• WRITTEN EXERCISE
Repeat, exactly and only, the lines from the beginning of the data through the line with "0.968, 0.977, 0.992, 1.0]". Pictures are left out.

• MATERIAL
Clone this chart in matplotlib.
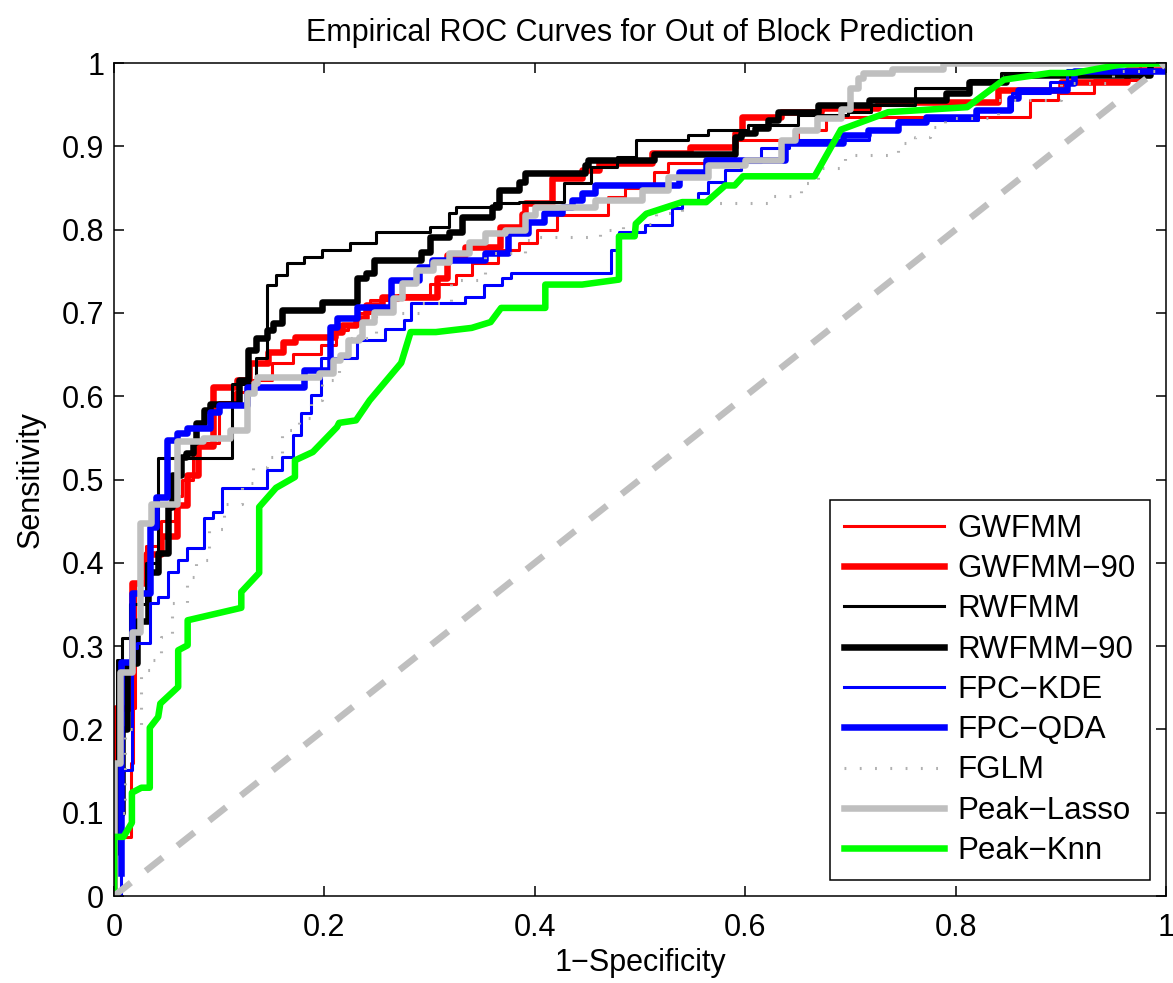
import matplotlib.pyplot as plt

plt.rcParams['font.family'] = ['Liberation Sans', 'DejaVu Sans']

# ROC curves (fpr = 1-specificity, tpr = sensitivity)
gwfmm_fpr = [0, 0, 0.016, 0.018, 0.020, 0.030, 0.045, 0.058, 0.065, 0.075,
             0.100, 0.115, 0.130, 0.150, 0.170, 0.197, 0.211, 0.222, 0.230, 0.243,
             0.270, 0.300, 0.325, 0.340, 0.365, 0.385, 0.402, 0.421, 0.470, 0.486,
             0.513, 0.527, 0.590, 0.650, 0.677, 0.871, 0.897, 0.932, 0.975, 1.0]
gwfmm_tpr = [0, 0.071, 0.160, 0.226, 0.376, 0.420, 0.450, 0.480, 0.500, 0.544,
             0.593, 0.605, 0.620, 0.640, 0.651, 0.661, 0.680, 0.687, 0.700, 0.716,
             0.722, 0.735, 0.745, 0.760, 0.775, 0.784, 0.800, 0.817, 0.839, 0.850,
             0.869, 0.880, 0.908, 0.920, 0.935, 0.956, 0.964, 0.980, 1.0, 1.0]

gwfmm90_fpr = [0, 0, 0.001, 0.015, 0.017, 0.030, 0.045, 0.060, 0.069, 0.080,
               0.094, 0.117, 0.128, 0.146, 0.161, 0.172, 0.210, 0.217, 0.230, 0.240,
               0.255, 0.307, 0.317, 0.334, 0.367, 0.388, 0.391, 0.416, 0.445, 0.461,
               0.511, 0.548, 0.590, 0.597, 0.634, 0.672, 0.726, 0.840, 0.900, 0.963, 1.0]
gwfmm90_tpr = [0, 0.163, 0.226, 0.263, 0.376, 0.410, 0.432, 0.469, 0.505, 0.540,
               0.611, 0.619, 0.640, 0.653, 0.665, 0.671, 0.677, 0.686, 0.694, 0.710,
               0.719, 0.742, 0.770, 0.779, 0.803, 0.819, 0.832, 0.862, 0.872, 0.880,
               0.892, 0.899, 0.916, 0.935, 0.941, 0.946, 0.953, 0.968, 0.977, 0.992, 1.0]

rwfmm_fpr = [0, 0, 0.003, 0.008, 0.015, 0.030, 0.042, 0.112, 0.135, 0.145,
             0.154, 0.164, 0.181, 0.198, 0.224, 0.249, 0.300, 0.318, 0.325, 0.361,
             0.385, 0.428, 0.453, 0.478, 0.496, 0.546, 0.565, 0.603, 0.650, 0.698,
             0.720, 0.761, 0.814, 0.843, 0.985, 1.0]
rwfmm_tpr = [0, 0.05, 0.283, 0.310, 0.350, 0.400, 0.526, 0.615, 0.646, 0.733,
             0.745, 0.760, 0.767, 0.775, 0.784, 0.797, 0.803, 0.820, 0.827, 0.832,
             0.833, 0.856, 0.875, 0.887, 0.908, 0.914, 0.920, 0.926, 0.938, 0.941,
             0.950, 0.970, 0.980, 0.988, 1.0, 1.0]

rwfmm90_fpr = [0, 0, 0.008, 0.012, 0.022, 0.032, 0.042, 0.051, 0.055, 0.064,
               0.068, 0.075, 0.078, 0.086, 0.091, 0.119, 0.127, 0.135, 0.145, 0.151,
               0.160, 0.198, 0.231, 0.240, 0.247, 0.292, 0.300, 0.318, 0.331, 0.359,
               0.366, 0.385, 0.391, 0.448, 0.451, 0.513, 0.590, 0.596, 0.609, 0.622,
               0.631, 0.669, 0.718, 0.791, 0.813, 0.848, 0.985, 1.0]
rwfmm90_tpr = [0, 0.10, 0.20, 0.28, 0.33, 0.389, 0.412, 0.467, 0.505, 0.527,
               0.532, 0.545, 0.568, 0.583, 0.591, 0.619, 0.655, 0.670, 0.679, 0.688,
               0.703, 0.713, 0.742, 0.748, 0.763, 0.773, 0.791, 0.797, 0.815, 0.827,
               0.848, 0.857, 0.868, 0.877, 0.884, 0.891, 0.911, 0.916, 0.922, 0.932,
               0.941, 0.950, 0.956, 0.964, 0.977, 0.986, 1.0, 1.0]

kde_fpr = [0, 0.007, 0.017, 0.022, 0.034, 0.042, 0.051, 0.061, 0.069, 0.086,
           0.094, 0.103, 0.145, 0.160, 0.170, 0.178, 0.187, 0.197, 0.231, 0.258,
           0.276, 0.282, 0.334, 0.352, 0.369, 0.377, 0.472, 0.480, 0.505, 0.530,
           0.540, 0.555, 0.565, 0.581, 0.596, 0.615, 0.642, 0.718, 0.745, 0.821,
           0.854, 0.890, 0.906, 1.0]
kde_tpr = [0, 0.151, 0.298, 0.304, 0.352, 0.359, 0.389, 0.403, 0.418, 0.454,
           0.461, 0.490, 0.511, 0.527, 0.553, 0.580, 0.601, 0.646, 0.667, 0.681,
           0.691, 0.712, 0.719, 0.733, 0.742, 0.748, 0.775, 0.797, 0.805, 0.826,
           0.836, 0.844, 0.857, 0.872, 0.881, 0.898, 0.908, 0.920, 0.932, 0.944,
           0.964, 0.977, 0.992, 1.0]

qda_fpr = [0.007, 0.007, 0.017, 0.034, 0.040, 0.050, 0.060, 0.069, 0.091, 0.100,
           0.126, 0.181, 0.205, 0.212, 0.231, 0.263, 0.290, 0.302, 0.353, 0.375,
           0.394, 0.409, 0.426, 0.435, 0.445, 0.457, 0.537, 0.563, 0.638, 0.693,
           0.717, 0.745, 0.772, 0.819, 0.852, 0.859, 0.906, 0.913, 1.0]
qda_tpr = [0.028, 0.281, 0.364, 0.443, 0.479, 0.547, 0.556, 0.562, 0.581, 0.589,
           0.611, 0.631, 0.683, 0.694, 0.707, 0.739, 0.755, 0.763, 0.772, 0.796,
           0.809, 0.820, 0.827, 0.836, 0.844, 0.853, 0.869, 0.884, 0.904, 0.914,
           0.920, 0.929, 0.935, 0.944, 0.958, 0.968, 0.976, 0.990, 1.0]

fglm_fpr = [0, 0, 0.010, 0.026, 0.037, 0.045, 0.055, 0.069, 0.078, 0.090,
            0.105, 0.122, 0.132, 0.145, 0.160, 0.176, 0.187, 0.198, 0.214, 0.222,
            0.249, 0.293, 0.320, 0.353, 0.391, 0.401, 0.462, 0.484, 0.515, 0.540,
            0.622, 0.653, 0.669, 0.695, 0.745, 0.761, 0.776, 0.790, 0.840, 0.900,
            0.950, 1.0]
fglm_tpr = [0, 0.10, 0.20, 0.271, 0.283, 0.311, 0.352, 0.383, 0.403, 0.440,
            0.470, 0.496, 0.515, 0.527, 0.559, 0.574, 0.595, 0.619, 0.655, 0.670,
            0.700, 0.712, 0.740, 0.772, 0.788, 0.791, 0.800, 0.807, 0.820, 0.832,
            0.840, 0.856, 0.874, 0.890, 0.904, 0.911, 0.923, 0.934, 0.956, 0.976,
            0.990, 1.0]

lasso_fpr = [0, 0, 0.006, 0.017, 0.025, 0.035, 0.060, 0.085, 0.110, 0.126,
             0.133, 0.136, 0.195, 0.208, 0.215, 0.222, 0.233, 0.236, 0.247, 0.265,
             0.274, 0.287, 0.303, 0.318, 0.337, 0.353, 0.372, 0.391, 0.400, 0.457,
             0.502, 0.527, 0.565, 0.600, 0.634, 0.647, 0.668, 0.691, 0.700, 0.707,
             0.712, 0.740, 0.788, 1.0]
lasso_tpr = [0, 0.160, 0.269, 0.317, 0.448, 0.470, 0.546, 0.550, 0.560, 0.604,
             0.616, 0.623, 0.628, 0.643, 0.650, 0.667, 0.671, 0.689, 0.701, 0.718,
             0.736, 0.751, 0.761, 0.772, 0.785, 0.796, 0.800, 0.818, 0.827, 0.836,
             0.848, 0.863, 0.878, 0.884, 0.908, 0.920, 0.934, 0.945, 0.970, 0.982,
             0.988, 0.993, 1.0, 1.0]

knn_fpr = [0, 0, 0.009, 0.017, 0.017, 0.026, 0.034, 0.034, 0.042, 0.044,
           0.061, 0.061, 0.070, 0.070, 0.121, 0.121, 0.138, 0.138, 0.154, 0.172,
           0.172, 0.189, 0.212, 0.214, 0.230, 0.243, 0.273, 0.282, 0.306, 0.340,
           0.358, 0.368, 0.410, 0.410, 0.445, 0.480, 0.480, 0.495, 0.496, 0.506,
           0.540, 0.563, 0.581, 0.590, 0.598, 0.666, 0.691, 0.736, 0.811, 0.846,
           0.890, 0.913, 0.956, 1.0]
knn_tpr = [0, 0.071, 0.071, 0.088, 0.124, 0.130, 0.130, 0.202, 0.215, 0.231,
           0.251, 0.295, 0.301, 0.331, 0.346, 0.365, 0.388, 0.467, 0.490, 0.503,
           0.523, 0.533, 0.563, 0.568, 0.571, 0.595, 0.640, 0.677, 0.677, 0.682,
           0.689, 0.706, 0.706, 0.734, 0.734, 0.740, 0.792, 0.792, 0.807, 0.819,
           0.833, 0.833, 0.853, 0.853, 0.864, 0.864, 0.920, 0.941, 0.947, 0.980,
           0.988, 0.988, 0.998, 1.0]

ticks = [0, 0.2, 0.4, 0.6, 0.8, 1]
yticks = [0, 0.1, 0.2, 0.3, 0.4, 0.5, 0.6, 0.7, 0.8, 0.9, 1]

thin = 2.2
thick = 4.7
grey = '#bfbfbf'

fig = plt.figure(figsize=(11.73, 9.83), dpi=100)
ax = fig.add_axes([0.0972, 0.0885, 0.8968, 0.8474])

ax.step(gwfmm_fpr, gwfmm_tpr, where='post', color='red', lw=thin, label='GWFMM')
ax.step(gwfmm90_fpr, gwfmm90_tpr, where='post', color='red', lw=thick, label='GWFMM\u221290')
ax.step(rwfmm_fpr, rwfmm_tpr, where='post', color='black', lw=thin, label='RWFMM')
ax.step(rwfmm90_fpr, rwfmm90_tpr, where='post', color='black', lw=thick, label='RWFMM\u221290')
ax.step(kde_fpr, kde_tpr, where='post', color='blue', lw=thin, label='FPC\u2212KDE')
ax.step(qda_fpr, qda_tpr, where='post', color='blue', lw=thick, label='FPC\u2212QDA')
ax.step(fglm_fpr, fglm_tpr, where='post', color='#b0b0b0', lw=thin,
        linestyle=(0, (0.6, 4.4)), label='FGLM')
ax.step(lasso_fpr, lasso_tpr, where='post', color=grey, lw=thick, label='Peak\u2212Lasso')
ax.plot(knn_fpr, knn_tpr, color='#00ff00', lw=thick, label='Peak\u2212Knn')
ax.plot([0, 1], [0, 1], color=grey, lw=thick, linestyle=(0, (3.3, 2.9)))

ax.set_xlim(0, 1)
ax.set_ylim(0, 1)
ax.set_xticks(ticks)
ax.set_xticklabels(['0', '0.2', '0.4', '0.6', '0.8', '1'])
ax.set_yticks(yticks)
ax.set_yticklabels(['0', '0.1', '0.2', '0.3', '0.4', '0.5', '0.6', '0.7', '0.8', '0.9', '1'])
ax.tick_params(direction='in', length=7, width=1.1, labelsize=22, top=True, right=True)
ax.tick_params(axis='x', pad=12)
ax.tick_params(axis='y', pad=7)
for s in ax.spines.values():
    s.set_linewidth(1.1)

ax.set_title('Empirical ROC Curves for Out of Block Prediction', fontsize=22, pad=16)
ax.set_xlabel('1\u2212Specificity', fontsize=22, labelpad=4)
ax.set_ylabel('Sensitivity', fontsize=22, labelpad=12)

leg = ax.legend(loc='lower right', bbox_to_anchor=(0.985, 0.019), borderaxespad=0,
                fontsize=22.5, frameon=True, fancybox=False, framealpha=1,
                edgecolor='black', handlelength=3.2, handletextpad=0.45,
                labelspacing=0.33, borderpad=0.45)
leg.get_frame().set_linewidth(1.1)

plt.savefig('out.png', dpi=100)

• FULL SOLUTION
Clone this chart in matplotlib.
import matplotlib.pyplot as plt

plt.rcParams['font.family'] = ['Liberation Sans', 'DejaVu Sans']

# ROC curves (fpr = 1-specificity, tpr = sensitivity)
gwfmm_fpr = [0, 0, 0.016, 0.018, 0.020, 0.030, 0.045, 0.058, 0.065, 0.075,
             0.100, 0.115, 0.130, 0.150, 0.170, 0.197, 0.211, 0.222, 0.230, 0.243,
             0.270, 0.300, 0.325, 0.340, 0.365, 0.385, 0.402, 0.421, 0.470, 0.486,
             0.513, 0.527, 0.590, 0.650, 0.677, 0.871, 0.897, 0.932, 0.975, 1.0]
gwfmm_tpr = [0, 0.071, 0.160, 0.226, 0.376, 0.420, 0.450, 0.480, 0.500, 0.544,
             0.593, 0.605, 0.620, 0.640, 0.651, 0.661, 0.680, 0.687, 0.700, 0.716,
             0.722, 0.735, 0.745, 0.760, 0.775, 0.784, 0.800, 0.817, 0.839, 0.850,
             0.869, 0.880, 0.908, 0.920, 0.935, 0.956, 0.964, 0.980, 1.0, 1.0]

gwfmm90_fpr = [0, 0, 0.001, 0.015, 0.017, 0.030, 0.045, 0.060, 0.069, 0.080,
               0.094, 0.117, 0.128, 0.146, 0.161, 0.172, 0.210, 0.217, 0.230, 0.240,
               0.255, 0.307, 0.317, 0.334, 0.367, 0.388, 0.391, 0.416, 0.445, 0.461,
               0.511, 0.548, 0.590, 0.597, 0.634, 0.672, 0.726, 0.840, 0.900, 0.963, 1.0]
gwfmm90_tpr = [0, 0.163, 0.226, 0.263, 0.376, 0.410, 0.432, 0.469, 0.505, 0.540,
               0.611, 0.619, 0.640, 0.653, 0.665, 0.671, 0.677, 0.686, 0.694, 0.710,
               0.719, 0.742, 0.770, 0.779, 0.803, 0.819, 0.832, 0.862, 0.872, 0.880,
               0.892, 0.899, 0.916, 0.935, 0.941, 0.946, 0.953, 0.968, 0.977, 0.992, 1.0]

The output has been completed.